Tuesday, July 21, 2015

The Courts Will Decide the Fate of Uber and the Gig Economy. For Better or Worse.

It's impossible to miss all of the news coverage this week related to Uber.  New York City Mayor Bill de Blasio is supporting legislation that will cap new-hire licenses for Uber drivers.  Nearly all of the presidential candidates are also chiming in with their view of whether Uber represents a model example of entrepreneurship or an example of how deregulation leads to wage stagnation hurting middle-class workers.

At the heart of the debate are these two fundamentally transformative questions:  Are the people who work for Uber employees or independent contractors?  Does Uber, the company, simply put a tool out there and act as a middle-man, or do drivers functionally work for them?

The relevant statistic:  according to the New York Times, over 160,000 Americans depend on Uber for at least part of their livelihood.  The company directly employs fewer than 4,000 of them.

This is the culmination of a phenomenon known as "the gig economy".  As more individuals have moved toward freelancing, contracting, or temping work, the result has been an existential shift in the nature of employment itself.  1099s are becoming nearly as common as W2s.

The argument in favor of the gig economy is that it fosters entrepreneurship and innovation.  It circumvents entrenched interests and monopolistic arrangements, like that of the medallion taxis in New York City.  It offers more opportunities for people to make money, while reducing the role of regulations and bureaucracy that might act as a roadblock.

On the other hand, the argument against the gig economy is that it leads to income stagnation and economic insecurity for the middle-class.  Re-classifying workers as independent contractors, critics argue, is simply a way for companies to avoid offering workers the protections and benefits they are entitled to under the law, such as abiding by the minimum wage and offering workers compensation for injuries suffered on the job. 
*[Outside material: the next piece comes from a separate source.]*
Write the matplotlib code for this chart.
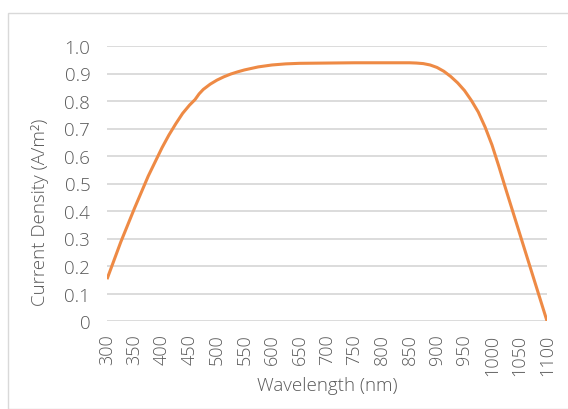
import matplotlib
matplotlib.use("Agg")
import matplotlib.pyplot as plt
from matplotlib.patches import Rectangle

wavelength = [300, 325, 350, 375, 400, 412.5, 425, 437.5, 450, 460, 467.5, 475, 487.5, 500,
              512.5, 525, 537.5, 550, 575, 600, 625, 650, 700, 750, 800, 850, 862.5, 875,
              887.5, 900, 912.5, 925, 937.5, 950, 962.5, 975, 987.5, 1000, 1012.5, 1025,
              1050, 1075, 1100]
current = [0.152, 0.287, 0.410, 0.527, 0.630, 0.676, 0.717, 0.755, 0.785, 0.805, 0.826, 0.842,
           0.861, 0.876, 0.888, 0.898, 0.906, 0.913, 0.924, 0.931, 0.935, 0.937, 0.938, 0.939,
           0.939, 0.939, 0.938, 0.936, 0.931, 0.922, 0.908, 0.889, 0.866, 0.838, 0.802, 0.760,
           0.705, 0.640, 0.562, 0.480, 0.320, 0.160, 0.0]
xticks = list(range(300, 1101, 50))
yticks = [0, 0.1, 0.2, 0.3, 0.4, 0.5, 0.6, 0.7, 0.8, 0.9, 1.0]
ylabels = ["0", "0.1", "0.2", "0.3", "0.4", "0.5", "0.6", "0.7", "0.8", "0.9", "1.0"]

plt.rcParams['font.family'] = ['Open Sans', 'DejaVu Sans']
wt = 'light'
txt = '#595959'
W, H = 568, 410
fig = plt.figure(figsize=(W/100, H/100), dpi=100)
fig.patches.append(Rectangle((8/W, 0), 1.0, 1 - 14/H, transform=fig.transFigure,
                             fill=False, edgecolor='#d9d9d9', linewidth=1.0))

ax = fig.add_axes([107/W, 1 - 322/H, 440/W, 275/H])
ax.plot(wavelength, current, color='#EE8A45', linewidth=2.2, solid_capstyle='butt',
        solid_joinstyle='round')
ax.set_xlim(300, 1100)
ax.set_ylim(0, 1.0)
ax.set_xticks(xticks)
ax.set_xticklabels([str(v) for v in xticks], rotation=90, fontsize=13, color=txt, fontweight=wt)
ax.set_yticks(yticks)
ax.set_yticklabels(ylabels, fontsize=13.5, color=txt, fontweight=wt)
ax.tick_params(axis='both', length=0)
ax.tick_params(axis='y', pad=12)
ax.tick_params(axis='x', pad=9)
for s in ax.spines.values():
    s.set_visible(False)
ax.yaxis.grid(True, color='#d9d9d9', linewidth=1.3)
ax.set_axisbelow(True)

fig.text(327/W, 1 - 386/H, 'Wavelength (nm)', ha='center', va='center', fontsize=13.5,
         color=txt, fontweight=wt)
fig.text(40/W, 1 - 212/H, 'Current Density (A/m²)', ha='center', va='center', rotation=90,
         fontsize=13.5, color=txt, fontweight=wt)

fig.savefig('out.png', dpi=100)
The legal classification between employees and independent contractors is, and ought to be, determined by the courts.  The key question  that courts must answer is "whether a worker is economically dependent on the employer or in business for him or herself".  The courts typically use a six-part test revolving around the following types of questions:

  1. Is the work being performed an integral part of the employer's business?
  2. How much control does the employer exert over workers?
  3. Is the relationship between the two parties permanent or open-ended?

Where do things currently stand?  Thus far, the conflict is being resolved primarily at the state and local level.  Just last month, the California Labor Commission ruled that an Uber driver was, indeed, an employee deserving of a variety of workplace protections and was not, as the company maintained, and independent contractor.  And, of course, New York City will decide the fate of de Blasio's proposed caps this week.
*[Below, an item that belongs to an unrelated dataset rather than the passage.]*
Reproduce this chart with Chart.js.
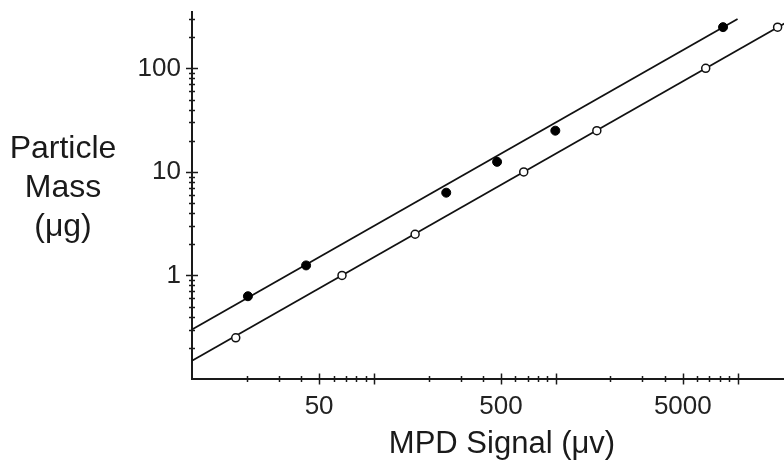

However, the larger point here is that the implications of the gig economy go far beyond Uber.  For example, in 2009, the Labor Department sued Cascom for misclassifying workers as independent contractors, and a judge ruled against the company in 2011, awarding nearly $1.5 million in back wages and damages to roughly 250 workers.  In another example, just last month, FedEx agreed to pay $228 million to settle a class-action lawsuit brought by truck drivers who also challenged their classification as independent contractors.
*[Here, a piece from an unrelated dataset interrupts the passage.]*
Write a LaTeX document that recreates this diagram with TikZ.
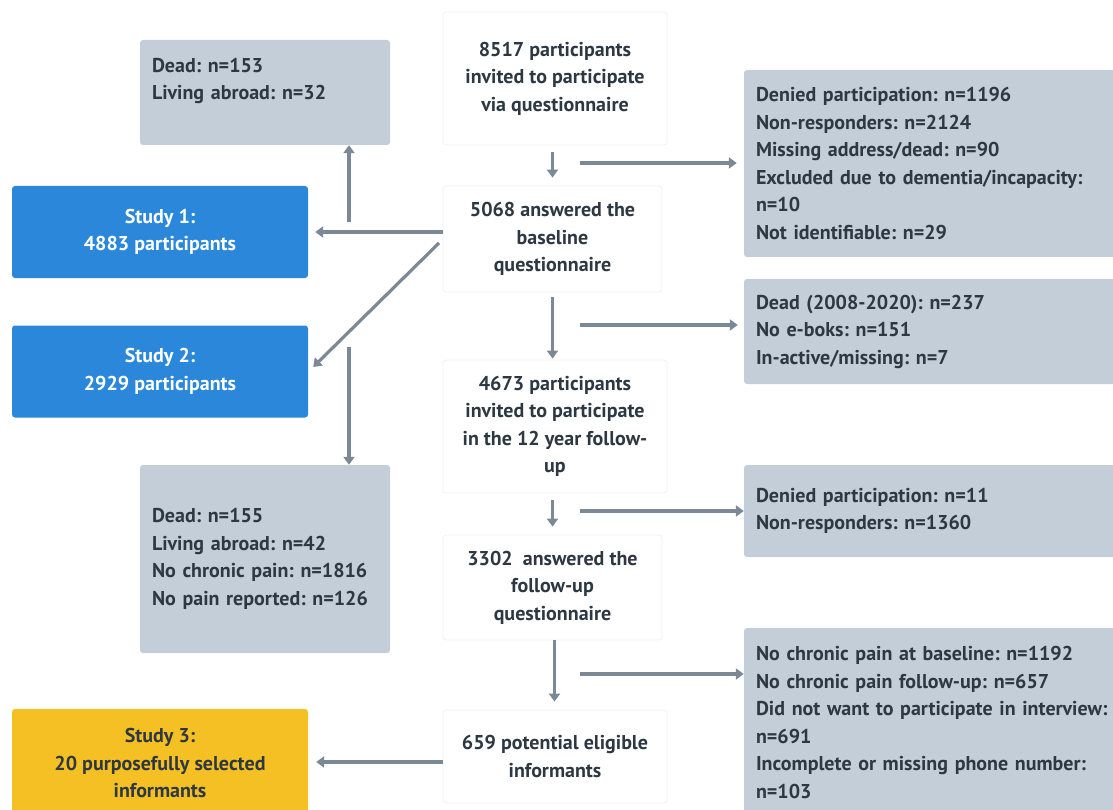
\documentclass[tikz,border=0pt]{standalone}
\usepackage{fontspec}
\setmainfont{PT Sans}
\usetikzlibrary{arrows.meta}
\frenchspacing

\definecolor{boxgray}{RGB}{196,206,216}
\definecolor{studyblue}{RGB}{43,135,218}
\definecolor{studyyellow}{RGB}{245,192,36}
\definecolor{arrowc}{RGB}{123,137,150}
\definecolor{ink}{RGB}{45,56,66}
\definecolor{faint}{RGB}{240,241,243}

\begin{document}
\begin{tikzpicture}[x=1pt,y=-1pt,
  every node/.style={font=\fontsize{20}{27.5}\selectfont\bfseries},
  cbox/.style={rounded corners=3pt, inner sep=0pt},
  whitebox/.style={cbox, fill=white, draw=faint, line width=0.8pt, align=center, text=ink},
  graybox/.style 2 args={cbox, fill=boxgray, align=left, text=ink, inner xsep=12pt,
    text width=#1, minimum height=#2},
  bluebox/.style={cbox, fill=studyblue, text=white, align=center,
    minimum width=296pt, minimum height=92pt},
  yellowbox/.style={cbox, fill=studyyellow, text=ink, align=center,
    minimum width=296pt, minimum height=108pt},
  arr/.style={draw=arrowc, line width=3.2pt, -{Triangle[width=11pt,length=8pt]}}
]
\useasboundingbox (0,0) rectangle (1113,810);

% main column
\node[whitebox, minimum width=224pt, minimum height=133pt] (inv) at (555,78.5)
  {8517 participants\\invited to participate\\via questionnaire};
\node[whitebox, minimum width=219pt, minimum height=106pt] (base) at (552.5,239)
  {5068 answered the\\baseline\\questionnaire};
\node[whitebox, minimum width=224pt, minimum height=133pt] (fu) at (555,426.5)
  {4673 participants\\invited to participate\\in the 12 year follow-\\up};
\node[whitebox, minimum width=219pt, minimum height=105pt] (ans) at (552.5,587.5)
  {3302~ answered the\\follow-up\\questionnaire};
\node[whitebox, minimum width=224pt, minimum height=93pt] (elig) at (555,756.5)
  {659 potential eligible\\informants};

% studies
\node[bluebox] (st1) at (160,232) {Study 1:\\4883 participants};
\node[bluebox] (st2) at (160,371.5) {Study 2:\\2929 participants};
\node[yellowbox] (st3) at (160,763) {Study 3:\\20 purposefully selected\\informants};

% exclusions, left
\node[graybox={226pt}{105pt}] (ex0) at (265,92.5)
  {Dead: n=153\\Living abroad: n=32\\\mbox{}};
\node[graybox={226pt}{188pt}] (ex3) at (265,559)
  {Dead: n=155\\Living abroad: n=42\\No chronic pain: n=1816\\No pain reported: n=126};

% exclusions, right
\node[graybox={380pt}{187pt}] (ex1) at (946,163.5)
  {Denied participation: n=1196\\Non-responders: n=2124\\Missing address/dead: n=90\\Excluded due to dementia/incapacity:\\n=10\\Not identifiable: n=29};
\node[graybox={380pt}{105pt}] (ex2) at (946,331.5)
  {Dead (2008-2020): n=237\\No e-boks: n=151\\In-active/missing: n=7};
\node[graybox={380pt}{92pt}] (ex4) at (946,511)
  {Denied participation: n=11\\Non-responders: n=1360};
\node[graybox={380pt}{189pt}] (ex5) at (946,722.5)
  {No chronic pain at baseline: n=1192\\No chronic pain follow-up: n=657\\Did not want to participate in interview:\\n=691\\Incomplete or missing phone number:\\n=103};

% free arrow ends
\coordinate (h1) at (580,163);
\coordinate (h2) at (580,325);
\coordinate (h3) at (580,511);
\coordinate (h4) at (580,674);
\coordinate (s1) at (443,232);
\coordinate (u0) at (349,222);
\coordinate (u1) at (349,347);
\coordinate (d0) at (439,243);

% flow down the main column
\draw[arr, shorten <=7pt, shorten >=8pt] (base.north |- inv.south) -- (base.north);
\draw[arr, shorten <=5pt, shorten >=1pt] (base.south) -- (base.south |- fu.north);
\draw[arr, shorten <=7pt, shorten >=8pt] (ans.north |- fu.south) -- (ans.north);
\draw[arr, shorten <=0pt, shorten >=8pt] ([xshift=2pt]ans.south) -- ([xshift=2pt]ans.south |- elig.north);

% exclusion arrows
\draw[arr, shorten >=7pt] (h1) -- (h1 -| ex1.west);
\draw[arr, shorten >=6pt] (h2) -- (h2 -| ex2.west);
\draw[arr] (h3) -- (h3 -| ex4.west);
\draw[arr] (h4) -- (h4 -| ex5.west);

% arrows to the studies
\draw[arr, shorten >=7pt] (s1) -- (s1 -| st1.east);
\draw[arr] (u0) -- (u0 |- ex0.south);
\draw[arr] (d0) -- ([shift={(5,-4.5)}]st2.east);
\draw[arr] (u1) -- (u1 |- ex3.north);
\draw[arr, shorten >=8pt] (elig.west |- 0,762) -- (st3.east |- 0,762);
\end{tikzpicture}
\end{document}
How "employee" will be defined in the gig economy will have major ramifications for every business model in the years to come - from WalMart carpet installers, to New Media and citizen journalists, to Amazon affiliates, to even the most popular everyday Facebook or Twitter users posting revenue-generating content on social media sites.

In this new frontier, the hope is that, however the courts ultimately decide, they decide soon.  Some detailed guidelines would be immensely helpful.